Serving Clovis, Portales and the Surrounding Communities
Jim Lee: Local Columnist
Every day we are buried in an avalanche of paper.
We live with computer printed “hard copy,” receipts from gasoline pumps and ATMs, unwanted special offers courtesy of the United States Postal Service, paper towels, paper plates, paper coffee filters, and enough other paper whatevers to fill the Grand Canyon and the Rose Bowl ... with enough left over for 19 tickertape parades.
Then we buy paper shredders to tear it all up and get some more.
We say we use computers to cut back on paper usage, and that’s why we type on screens instead of paper. Then we print it out before the computer gets the hiccups and loses it. Go ahead and tell me that makes sense. I double-dare you.
If the purpose of all the electronic frustration and obsession dominating just about anything connected with lifestyles and workplaces these days is to cut back on paper usage, why do we use more paper as a result?
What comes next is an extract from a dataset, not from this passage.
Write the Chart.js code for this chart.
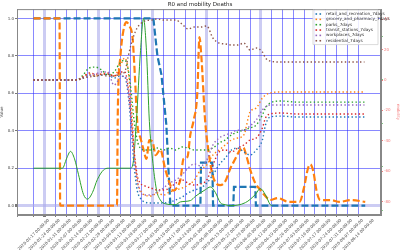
<!DOCTYPE html>
<html>
<head>
<meta charset="utf-8">
<script src="https://cdn.jsdelivr.net/npm/chart.js@4.4.0/dist/chart.umd.min.js"></script>
<style>
  html, body { margin: 0; padding: 0; background: #fff; }
</style>
</head>
<body>
<canvas id="chart" width="400" height="250"></canvas>
<script>
// x positions are days since 2020-01-17
const tickLabels = [
    '2020-01-17 00:00:00', '2020-01-24 00:00:00', '2020-01-31 00:00:00', '2020-02-07 00:00:00',
    '2020-02-14 00:00:00', '2020-02-21 00:00:00', '2020-02-28 00:00:00', '2020-03-06 00:00:00',
    '2020-03-13 00:00:00', '2020-03-20 00:00:00', '2020-03-27 00:00:00', '2020-04-03 00:00:00',
    '2020-04-10 00:00:00', '2020-04-17 00:00:00', '2020-04-24 00:00:00', '2020-05-01 00:00:00',
    '2020-05-08 00:00:00', '2020-05-15 00:00:00', '2020-05-22 00:00:00', '2020-05-29 00:00:00',
    '2020-06-05 00:00:00', '2020-06-12 00:00:00', '2020-06-19 00:00:00', '2020-06-26 00:00:00',
    '2020-07-03 00:00:00', '2020-07-10 00:00:00', '2020-07-17 00:00:00', '2020-07-24 00:00:00',
    '2020-07-31 00:00:00', '2020-08-07 00:00:00', '2020-08-14 00:00:00'
];
const valueTicks = [0, 0.2, 0.4, 0.6, 0.8, 1.0];
const mobilityTicks = [-80, -60, -40, -20, 0, 20, 40];
const deathTicks = [-60, -40, -20, 0, 20];

// left axis series, [day, value]
const dashBlue = [[0,1],[77.5,1],[80.1,0.8],[82.7,0.7],[84,0.59],[85.9,0.43],[87.2,0.2],[88.5,0],
    [107.9,0],[108.3,0.23],[115.6,0.23],[116.1,0],[129.2,0],[129.6,0.1],[143.4,0.1],[143.8,0],[214.5,0]];
const dashOrange = [[0,1],[16.8,1],[17.2,0],[54,0],[54.4,0.45],[56.2,0.8],[58,0.93],[60,0.98],[62,0.96],
    [64,0.9],[65.5,0.7],[67.2,0.43],[69.2,0.36],[71.1,0.3],[73,0.25],[74.9,0.35],[77,0.34],[79,0.27],
    [82,0.3],[85,0.2],[88,0.12],[90.4,0.08],[93,0.1],[95,0.14],[97,0.25],[99.5,0.26],[101.4,0.38],
    [103.4,0.45],[105.9,0.6],[107.3,0.9],[108.5,0.8],[111,0.45],[113,0.3],[115.6,0.17],[118,0.12],
    [120.8,0.11],[124,0.13],[127.3,0.2],[130.5,0.25],[133.7,0.3],[135.7,0.31],[137.5,0.27],[140.2,0.19],
    [143.4,0.12],[146.6,0.085],[150,0.05],[153,0.03],[158,0.04],[165,0.02],[172,0.02],[175,0.1],
    [177.5,0.2],[179,0.22],[181,0.18],[183,0.08],[185.4,0.03],[192,0.03],[198,0.02],[205,0.03],[214.5,0.02]];
const lineGreen = [[0,0.2],[18.7,0.2],[21.3,0.25],[23.9,0.29],[26.5,0.25],[29.1,0.165],[32.3,0.06],
    [34.9,0.035],[38.1,0.07],[41.3,0.14],[45.2,0.19],[48.4,0.2],[62.7,0.2],[64.6,0.24],[66.5,0.45],
    [69.2,0.83],[71.1,1.0],[73,0.83],[74.9,0.45],[76.9,0.25],[79.5,0.085],[82,0.03],[85.3,0.01],
    [91.7,0.005],[95,0.02],[101.4,0.027],[104.7,0.05],[111.1,0.085],[114.3,0.1],[117.6,0.07],
    [120.8,0.016],[124,0.005],[127.3,0],[137,0.016],[143.4,0.059],[146.6,0.091],[149.9,0.059],
    [153.1,0.005],[154.4,0]];

// mobility series (right axis), one value per day in mobDays
const mobDays = [0,20,28,32,36,40,44,48,52,56,59,61,63,65,67,69,72,76,80,84,88,92,96,100,104,108,
    112,116,120,124,128,132,136,140,144,148,150,153,160,170,180,190,200,214];
const retail = [0,0,0,1.3,3.3,2.6,3.3,3.9,1.3,2.6,2,-7.9,-29.6,-55.8,-72.3,-77.5,-80.2,-80.8,-80.8,-80.8,
    -80.2,-78.8,-76.9,-74.2,-72.3,-71,-67.7,-62.4,-55.8,-51.2,-46,-44.7,-47.3,-49.3,-46,-39.4,-29.6,-24.3,
    -23.7,-24.3,-24.3,-24.3,-24.3,-24.3];
const grocery = [0,0,0,2,3.9,2.6,3.9,4.6,2.6,9.2,14.5,7.9,-13.1,-46,-65.7,-72.3,-75.6,-76.2,-74.2,-75.6,
    -73.6,-72.3,-71,-69,-65.7,-59.1,-55.8,-49.3,-46,-42.7,-39.4,-38.1,-36.1,-21,-18.4,-11.8,-9.9,-8.5,
    -7.9,-7.9,-7.9,-7.9,-7.9,-7.9];
const parks = [0,0,0,3.3,7.9,8.5,6.6,3.3,5.3,11.2,13.1,7.9,-6.6,-26.3,-39.4,-44.7,-46,-46,-44.7,-46,
    -44.7,-46,-44,-44.7,-46,-46,-46,-44.7,-41.4,-39.4,-36.1,-34.2,-32.9,-31.5,-29.6,-23,-18.4,-15.1,
    -13.8,-14.5,-14.5,-14.5,-14.5,-14.5];
const transit = [0,0,0,2,4.6,3.9,3.9,3.9,2.6,5.3,5.3,-3.3,-23,-46,-62.4,-67.7,-69.6,-71,-72.3,-72.3,
    -71,-67.7,-65.7,-67.7,-69,-68.3,-65.7,-55.8,-47.3,-46,-47.3,-44.7,-42.7,-39.4,-38.1,-31.5,-25,
    -22.3,-21.7,-22.3,-22.3,-22.3,-22.3,-22.3];
const workplaces = [0,0,0,1.3,2.6,3.9,5.3,5.3,-3.3,1.3,2.6,-5.3,-25,-49.3,-65.7,-73.6,-75.6,-75.6,-73.6,
    -71,-67.7,-65.7,-62.4,-57.8,-55.2,-56.5,-52.6,-42.7,-38.1,-36.1,-34.8,-32.9,-32.9,-30.2,-26.3,
    -19.7,-17.7,-16.4,-16.4,-16.4,-16.4,-16.4,-16.4,-16.4];
const residential = [0,0,0,1.3,2,2.6,3.3,2.6,2.6,3.9,5.3,14.5,23,29.6,34.2,36.8,38.8,39.4,40.1,39.4,
    39.4,39.4,36.8,33.5,34.8,34.8,35.5,27.6,24.3,23.7,23,23,24.3,19.7,21,18.4,14.5,12.5,11.8,11.8,
    11.8,11.8,11.8,11.8];

const mobilityNames = ['retail_and_recreation_7days', 'grocery_and_pharmacy_7days', 'parks_7days',
    'transit_stations_7days', 'workplaces_7days', 'residential_7days'];
const mobilitySeries = [retail, grocery, parks, transit, workplaces, residential];
const colors = ['#1f77b4', '#ff7f0e', '#2ca02c', '#d62728', '#9467bd', '#8c564b'];

function pairs(arr) {
    return arr.map(p => ({ x: p[0], y: p[1] }));
}

const datasets = [
    { data: pairs(dashBlue), borderColor: colors[0], borderWidth: 2.2, borderDash: [7, 3], yAxisID: 'y', order: 9 },
    { data: pairs(dashOrange), borderColor: colors[1], borderWidth: 2.2, borderDash: [7, 3], yAxisID: 'y', order: 8, cubicInterpolationMode: 'monotone' },
    { data: pairs(lineGreen), borderColor: colors[2], borderWidth: 1, yAxisID: 'y', order: 7, cubicInterpolationMode: 'monotone' }
];
mobilitySeries.forEach((series, i) => {
    datasets.push({
        label: mobilityNames[i],
        inLegend: true,
        data: series.map((v, j) => ({ x: mobDays[j], y: v })),
        borderColor: colors[i],
        borderWidth: 1.4,
        borderDash: [1.4, 2.4],
        yAxisID: 'y1',
        order: 6 - i,
        cubicInterpolationMode: 'monotone'
    });
});

// top and right spines
const framePlugin = {
    id: 'frame',
    afterDraw(chart) {
        const a = chart.chartArea, ctx = chart.ctx;
        ctx.save();
        ctx.strokeStyle = '#888';
        ctx.lineWidth = 1;
        ctx.strokeRect(a.left + 0.5, a.top + 0.5, a.right - a.left - 1, a.bottom - a.top - 1);
        ctx.restore();
    }
};

// legend drawn in upper right of plot area
const legendPlugin = {
    id: 'boxLegend',
    afterDraw(chart) {
        const ctx = chart.ctx;
        const items = chart.data.datasets.filter(d => d.inLegend);
        const x0 = 313, y0 = 10, w = 65, rowH = 5.35;
        ctx.save();
        ctx.fillStyle = 'rgba(255,255,255,0.85)';
        ctx.strokeStyle = '#d0d0d0';
        ctx.lineWidth = 0.8;
        ctx.beginPath();
        ctx.rect(x0, y0, w, items.length * rowH + 2.5);
        ctx.fill();
        ctx.stroke();
        ctx.font = '4.2px "DejaVu Sans"';
        ctx.textBaseline = 'middle';
        items.forEach((d, i) => {
            const y = y0 + 4 + i * rowH;
            ctx.fillStyle = d.borderColor;
            ctx.fillRect(315.5, y - 0.8, 1.6, 1.6);
            ctx.fillRect(319.5, y - 0.8, 1.6, 1.6);
            ctx.fillStyle = '#333';
            ctx.fillText(d.label, 326, y);
        });
        ctx.restore();
    }
};

const lightDays = [7, 42, 77, 112, 147];

new Chart(document.getElementById('chart'), {
    type: 'line',
    data: { datasets: datasets },
    options: {
        responsive: false,
        animation: false,
        devicePixelRatio: 1,
        elements: { point: { radius: 0 } },
        layout: { padding: 0 },
        plugins: {
            legend: { display: false },
            tooltip: { enabled: false },
            title: {
                display: true,
                text: 'R0 and mobility Deaths',
                color: '#222',
                font: { family: 'DejaVu Sans', size: 5.5, weight: 'normal' },
                padding: { top: 1, bottom: 1.5 }
            }
        },
        scales: {
            x: {
                type: 'linear',
                min: -10.7,
                max: 224.7,
                afterBuildTicks: s => { s.ticks = tickLabels.map((t, i) => ({ value: i * 7 })); },
                afterFit: s => { s.height = 35; },
                ticks: {
                    callback: v => tickLabels[Math.round(v / 7)],
                    autoSkip: false,
                    minRotation: 45,
                    maxRotation: 45,
                    labelOffset: 15,
                    padding: 1,
                    color: '#555',
                    font: { family: 'DejaVu Sans', size: 4 }
                },
                grid: {
                    color: c => lightDays.includes(c.tick && c.tick.value) ? 'rgba(170,170,235,0.6)' : 'rgba(40,40,255,0.55)',
                    lineWidth: c => lightDays.includes(c.tick && c.tick.value) ? 3 : 1,
                    tickLength: 2,
                    tickColor: '#777'
                },
                border: { color: '#888' }
            },
            y: {
                position: 'left',
                min: -0.05,
                max: 1.05,
                afterBuildTicks: s => { s.ticks = valueTicks.map(v => ({ value: v })); },
                afterFit: s => { s.width = 17; },
                ticks: {
                    callback: v => v.toFixed(1),
                    padding: 1,
                    color: '#444',
                    font: { family: 'DejaVu Sans', size: 4 }
                },
                title: {
                    display: true,
                    text: 'Value',
                    color: '#444',
                    padding: 0,
                    font: { family: 'DejaVu Sans', size: 4 }
                },
                grid: {
                    color: c => c.tick && c.tick.value === 0 ? 'rgba(170,170,235,0.6)' : 'rgba(40,40,255,0.55)',
                    lineWidth: c => c.tick && c.tick.value === 0 ? 3 : 1,
                    tickLength: 2,
                    tickColor: '#777'
                },
                border: { color: '#888' }
            },
            y2: {
                position: 'right',
                weight: 0,
                min: -62.1,
                max: 32.6,
                afterBuildTicks: s => { s.ticks = deathTicks.map(v => ({ value: v })); },
                afterFit: s => { s.width = 0; },
                ticks: {
                    padding: 1,
                    color: 'rgba(44,160,44,0.6)',
                    font: { family: 'DejaVu Sans', size: 4 }
                },
                grid: { drawOnChartArea: false, tickLength: 2, tickColor: 'rgba(44,160,44,0.6)' },
                border: { display: false }
            },
            y1: {
                position: 'right',
                weight: 1,
                min: -88.7,
                max: 46.6,
                afterBuildTicks: s => { s.ticks = mobilityTicks.map(v => ({ value: v })); },
                afterFit: s => { s.width = 19; },
                ticks: {
                    padding: 1,
                    color: 'rgba(240,80,80,0.75)',
                    font: { family: 'DejaVu Sans', size: 4 }
                },
                title: {
                    display: true,
                    text: 'mobility',
                    color: 'rgba(240,80,80,0.8)',
                    padding: 0,
                    font: { family: 'DejaVu Sans', size: 4 }
                },
                grid: { drawOnChartArea: false, tickLength: 2, tickColor: 'rgba(240,80,80,0.75)' },
                border: { color: '#888' }
            }
        }
    },
    plugins: [framePlugin, legendPlugin]
});
</script>
</body>
</html>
We avoid using a paper deposit or withdrawal slip or writing a paper check by using an ATM, then get a printed paper receipt from the machine.
We use a debit card instead of a check at the grocery store and get a printed receipt on a strip of paper eleventy-three feet long.
I suppose this is why 40 to 50 percent of the stuff in landfills is paper. Almost half of the logging in this country goes to paper pulp, making the manufacturing of paper chew up more than 12,000 square miles of forest per year. The cellulose fiber to make virgin paper pulp most commonly comes from wood, but it can also come from rags, sugar cane, straw, or even grass. So shouldn’t we reserve trees for making furniture?
Paper usage in the USA averages 735 pounds per person per year. The American Forest and Paper Association says 339 pounds of this is recycled paper, but that leaves 396 pounds of virgin paper per person per year. If this keeps up, we’ll turn the woodlands into toothpicks.
But we can have paper without using up the wood. We can’t force the mills to use rags or sugar cane, but we can conserve and recycle.
According to http://www.wasteonline.org, paper has been around since Ts’ai Luin started making it back in the second century — and he made it from rags, not trees. We usually don’t need virgin (unrecycled) paper. So we can make new paper out of old paper instead of grinding up thousand-year-old trees, and we can do this without a lot of trouble or aligning ourselves with a platoon of tree-hugging whale-watchers.
We can use less, too. Probably the worst of the paper hogs are computer printers and photocopy machines. How much of that paper do we go through?
How many of us think about using both sides? True, that isn’t always practical, but it’s a good move when it doesn’t matter. That can cut paper consumption in half. Paper printed on one side can be cut up and stapled for scratch pads or grocery list pads. We can turn over discarded printer/copier paper to recycling companies so it can get processed into new paper without the need of other raw material.
Hey, it’s not necessarily just an environmental thing — it could save money. Look for a “post-consumer” label. Organize paper drives with the cooperation of a recycler.
If we cut costs by not cutting trees, we save money by saving resources, right? It sure seems like a win-win situation to me. I don’t mind joining the tree-huggers if it saves me a nickel. If trimming waste and preserving the planet make good business practice, why not? Besides, it sure makes more sense than my computer.